### WHAT THE EXERCISE ASKS
Begin with the first line below and retype each line exactly through the line containing "V_STEP = 0.02". Any pictures are to be left out.

### GIVEN MATERIAL
○ ○ ○

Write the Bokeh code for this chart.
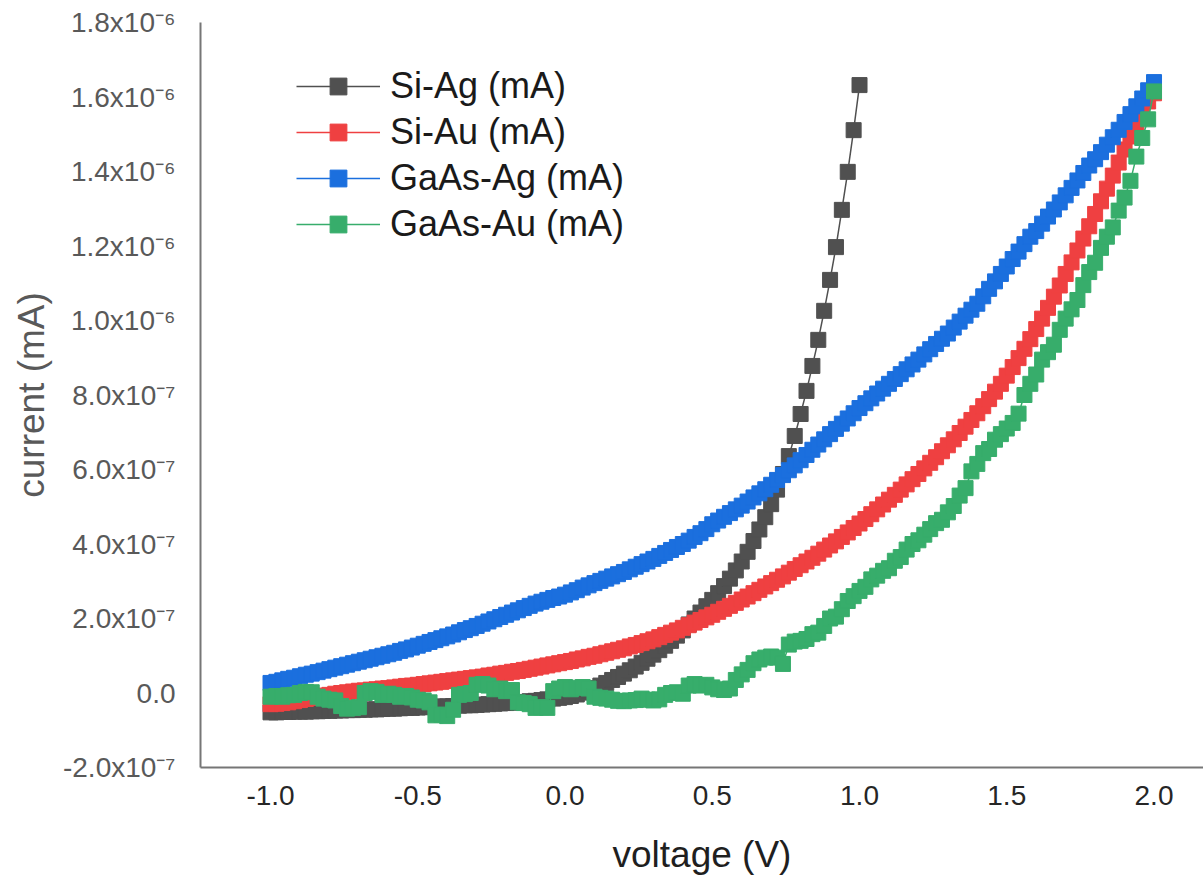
from bokeh.plotting import figure
from bokeh.models import (Range1d, FixedTicker, CustomJSTickFormatter, PrintfTickFormatter,
                          Legend, LegendItem)
from bokeh.embed import file_html
from bokeh.resources import INLINE

# ---------------- data (current in units of 1e-7 mA) ----------------
CURRENT_UNIT = 1e-7
V_START = -1.0
V_STEP = 0.02

series_names = ["Si-Ag (mA)", "Si-Au (mA)", "GaAs-Ag (mA)", "GaAs-Au (mA)"]
series_colors = ["#505050", "#EF4041", "#1B6FDE", "#37AD6B"]

si_ag = [
    -0.52, -0.52, -0.51, -0.51, -0.50, -0.50, -0.50, -0.49, -0.49, -0.48,
    -0.48, -0.47, -0.47, -0.46, -0.46, -0.45, -0.45, -0.44, -0.44, -0.43,
    -0.42, -0.42, -0.41, -0.40, -0.40, -0.39, -0.38, -0.38, -0.37, -0.36,
    -0.36, -0.35, -0.34, -0.33, -0.33, -0.32, -0.31, -0.30, -0.29, -0.28,
    -0.27, -0.26, -0.25, -0.24, -0.22, -0.21, -0.19, -0.17, -0.15, -0.13,
    -0.11, -0.08, -0.04, 0.01, 0.07, 0.13, 0.20, 0.27, 0.35, 0.43,
    0.52, 0.61, 0.71, 0.81, 0.92, 1.03, 1.15, 1.27, 1.40, 1.54,
    1.68, 1.84, 2.00, 2.16, 2.33, 2.50, 2.68, 2.87, 3.07, 3.29,
    3.53, 3.79, 4.08, 4.39, 4.72, 5.07, 5.46, 5.88, 6.36, 6.90,
    7.49, 8.11, 8.78, 9.48, 10.26, 11.09, 11.97, 12.97, 13.99, 15.11,
    16.32,
]

si_au = [
    -0.30, -0.29, -0.27, -0.25, -0.22, -0.19, -0.16, -0.13, -0.10, -0.07,
    -0.05, -0.02, 0.00, 0.02, 0.04, 0.06, 0.07, 0.09, 0.10, 0.12,
    0.13, 0.15, 0.17, 0.19, 0.20, 0.22, 0.24, 0.26, 0.28, 0.30,
    0.32, 0.34, 0.36, 0.38, 0.40, 0.42, 0.44, 0.47, 0.49, 0.52,
    0.54, 0.57, 0.59, 0.62, 0.65, 0.68, 0.71, 0.74, 0.77, 0.80,
    0.83, 0.86, 0.90, 0.93, 0.97, 1.00, 1.04, 1.08, 1.12, 1.16,
    1.20, 1.25, 1.29, 1.34, 1.39, 1.44, 1.50, 1.56, 1.62, 1.68,
    1.75, 1.82, 1.89, 1.96, 2.03, 2.10, 2.18, 2.26, 2.34, 2.42,
    2.51, 2.59, 2.68, 2.77, 2.86, 2.95, 3.04, 3.13, 3.23, 3.33,
    3.43, 3.53, 3.63, 3.74, 3.85, 3.96, 4.07, 4.19, 4.31, 4.43,
    4.55, 4.67, 4.80, 4.93, 5.06, 5.19, 5.32, 5.46, 5.60, 5.74,
    5.88, 6.03, 6.18, 6.33, 6.49, 6.65, 6.81, 6.98, 7.15, 7.33,
    7.51, 7.70, 7.89, 8.09, 8.30, 8.52, 8.75, 8.99, 9.24, 9.50,
    9.77, 10.05, 10.34, 10.64, 10.94, 11.25, 11.56, 11.88, 12.20, 12.53,
    12.86, 13.20, 13.54, 13.89, 14.24, 14.59, 14.94, 15.29, 15.60, 15.88,
    16.10,
]

gaas_ag = [
    0.27, 0.30, 0.34, 0.38, 0.41, 0.45, 0.49, 0.52, 0.56, 0.60,
    0.64, 0.68, 0.72, 0.76, 0.80, 0.84, 0.88, 0.92, 0.96, 1.00,
    1.04, 1.08, 1.13, 1.17, 1.22, 1.27, 1.32, 1.37, 1.42, 1.47,
    1.52, 1.57, 1.63, 1.69, 1.74, 1.80, 1.86, 1.92, 1.98, 2.04,
    2.10, 2.16, 2.22, 2.28, 2.34, 2.40, 2.45, 2.50, 2.55, 2.59,
    2.64, 2.70, 2.76, 2.83, 2.89, 2.95, 3.01, 3.07, 3.13, 3.19,
    3.25, 3.32, 3.39, 3.46, 3.53, 3.60, 3.68, 3.76, 3.84, 3.92,
    4.00, 4.09, 4.19, 4.29, 4.40, 4.53, 4.63, 4.73, 4.83, 4.93,
    5.03, 5.14, 5.25, 5.36, 5.47, 5.59, 5.72, 5.85, 5.98, 6.11,
    6.25, 6.39, 6.53, 6.67, 6.81, 6.95, 7.09, 7.23, 7.37, 7.51,
    7.65, 7.78, 7.91, 8.04, 8.17, 8.30, 8.43, 8.56, 8.69, 8.82,
    8.95, 9.09, 9.23, 9.37, 9.51, 9.65, 9.81, 9.97, 10.13, 10.29,
    10.45, 10.65, 10.85, 11.05, 11.25, 11.45, 11.65, 11.85, 12.05, 12.25,
    12.40, 12.60, 12.79, 12.98, 13.17, 13.36, 13.56, 13.76, 13.96, 14.16,
    14.33, 14.52, 14.72, 14.92, 15.12, 15.33, 15.54, 15.75, 15.96, 16.18,
    16.40,
]

gaas_au = [
    -0.10, -0.08, -0.10, -0.06, -0.05, 0.00, 0.03, 0.02, -0.10, -0.15,
    -0.18, -0.20, -0.35, -0.42, -0.40, -0.38, 0.00, 0.05, 0.03, -0.05,
    -0.02, -0.05, -0.10, -0.08, -0.12, -0.18, -0.20, -0.25, -0.60, -0.58,
    -0.62, -0.45, -0.05, -0.03, 0.00, 0.22, 0.24, 0.20, 0.10, 0.12,
    0.05, 0.08, -0.25, -0.27, -0.30, -0.40, -0.38, -0.40, 0.05, 0.12,
    0.16, 0.10, 0.14, 0.16, 0.12, -0.10, -0.13, -0.15, -0.18, -0.21,
    -0.22, -0.20, -0.19, -0.15, -0.18, -0.20, -0.17, -0.05, 0.00, 0.02,
    -0.02, 0.20, 0.24, 0.20, 0.22, 0.15, 0.10, 0.08, 0.12, 0.35,
    0.50, 0.62, 0.80, 0.90, 0.95, 0.98, 0.95, 0.78, 1.30, 1.38,
    1.40, 1.45, 1.58, 1.62, 1.80, 2.00, 2.05, 2.25, 2.47, 2.60,
    2.74, 2.85, 3.05, 3.15, 3.28, 3.35, 3.55, 3.65, 3.85, 4.00,
    4.10, 4.25, 4.40, 4.56, 4.65, 4.85, 5.02, 5.30, 5.50, 5.95,
    6.15, 6.44, 6.55, 6.80, 6.95, 7.10, 7.25, 7.50, 8.00, 8.30,
    8.55, 8.95, 9.15, 9.35, 9.75, 10.05, 10.30, 10.55, 10.95, 11.30,
    11.55, 11.95, 12.25, 12.50, 12.95, 13.30, 13.75, 14.40, 14.90, 15.40,
    16.15,
]

x_ticks = [-1.0, -0.5, 0.0, 0.5, 1.0, 1.5, 2.0]
y_ticks = [-2e-7, 0.0, 2e-7, 4e-7, 6e-7, 8e-7, 1.0e-6, 1.2e-6, 1.4e-6, 1.6e-6, 1.8e-6]
y_tick_labels = ["-2.0x10\u207b\u2077", "0.0", "2.0x10\u207b\u2077", "4.0x10\u207b\u2077",
                 "6.0x10\u207b\u2077", "8.0x10\u207b\u2077", "1.0x10\u207b\u2076",
                 "1.2x10\u207b\u2076", "1.4x10\u207b\u2076", "1.6x10\u207b\u2076",
                 "1.8x10\u207b\u2076"]

x_title = "voltage (V)"
y_title = "current (mA)"

# ---------------- figure ----------------
X_START, X_END = -1.2377, 2.168
Y_START, Y_END = -2e-7, 1.8e-6
FONT = "Liberation Sans"

p = figure(width=1203, height=878, output_backend="svg", toolbar_location=None,
           x_range=Range1d(X_START, X_END), y_range=Range1d(Y_START, Y_END),
           min_border_left=200, min_border_right=0, min_border_top=22,
           min_border_bottom=111)
p.outline_line_color = None
p.grid.visible = False
p.background_fill_color = "white"
p.border_fill_color = "white"

AX_COLOR = "#767676"
p.xaxis.ticker = FixedTicker(ticks=x_ticks)
p.xaxis.formatter = PrintfTickFormatter(format="%.1f")
p.xaxis.major_tick_line_color = None
p.xaxis.minor_tick_line_color = None
p.xaxis.major_tick_out = 0
p.xaxis.major_tick_in = 0
p.xaxis.axis_line_color = AX_COLOR
p.xaxis.axis_line_width = 2
p.xaxis.major_label_text_font = FONT
p.xaxis.major_label_text_font_size = "28px"
p.xaxis.major_label_text_color = "#262626"
p.xaxis.major_label_standoff = 18
p.xaxis.axis_label = x_title
p.xaxis.axis_label_text_font = FONT
p.xaxis.axis_label_text_font_size = "37px"
p.xaxis.axis_label_text_font_style = "normal"
p.xaxis.axis_label_text_color = "#1f1f1f"
p.xaxis.axis_label_standoff = 26

p.yaxis.ticker = FixedTicker(ticks=y_ticks)
p.yaxis.formatter = CustomJSTickFormatter(
    args=dict(tick_vals=y_ticks, tick_text=y_tick_labels),
    code="""
for (let i = 0; i < tick_vals.length; i++) {
  if (Math.abs(tick_vals[i] - tick) < 1e-12) { return tick_text[i]; }
}
return '';
""")
p.yaxis.major_tick_line_color = None
p.yaxis.minor_tick_line_color = None
p.yaxis.major_tick_out = 0
p.yaxis.major_tick_in = 0
p.yaxis.axis_line_color = AX_COLOR
p.yaxis.axis_line_width = 2
p.yaxis.major_label_text_font = FONT
p.yaxis.major_label_text_font_size = "28px"
p.yaxis.major_label_text_color = "#595959"
p.yaxis.major_label_standoff = 25
p.yaxis.axis_label = y_title
p.yaxis.axis_label_text_font = FONT
p.yaxis.axis_label_text_font_size = "37px"
p.yaxis.axis_label_text_font_style = "normal"
p.yaxis.axis_label_text_color = "#595959"
p.yaxis.axis_label_standoff = 8

# ---------------- series ----------------
all_series = [si_ag, si_au, gaas_ag, gaas_au]
items = []
for vals, color, name in zip(all_series, series_colors, series_names):
    volts = [round(V_START + V_STEP * i, 2) for i in range(len(vals))]
    amps = [v * CURRENT_UNIT for v in vals]
    lr = p.line(volts, amps, line_color=color, line_width=1.5)
    sr = p.scatter(volts, amps, marker="square", size=15, fill_color=color,
                   line_color=color, line_width=1)
    items.append(LegendItem(label=name, renderers=[lr, sr]))

# ---------------- legend ----------------
legend = Legend(items=items, location=(96, 522), padding=0, margin=0, spacing=4,
                glyph_width=84, glyph_height=42, label_height=42, label_standoff=10,
                label_text_font=FONT, label_text_font_size="36px",
                label_text_color="#1a1a1a", border_line_color=None,
                background_fill_alpha=0)
p.add_layout(legend)

open("out.html", "w").write(file_html(p, INLINE))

○ ○ ○

### ANSWER FOR THIS EXERCISE
Write the Bokeh code for this chart.
from bokeh.plotting import figure
from bokeh.models import (Range1d, FixedTicker, CustomJSTickFormatter, PrintfTickFormatter,
                          Legend, LegendItem)
from bokeh.embed import file_html
from bokeh.resources import INLINE

# ---------------- data (current in units of 1e-7 mA) ----------------
CURRENT_UNIT = 1e-7
V_START = -1.0
V_STEP = 0.02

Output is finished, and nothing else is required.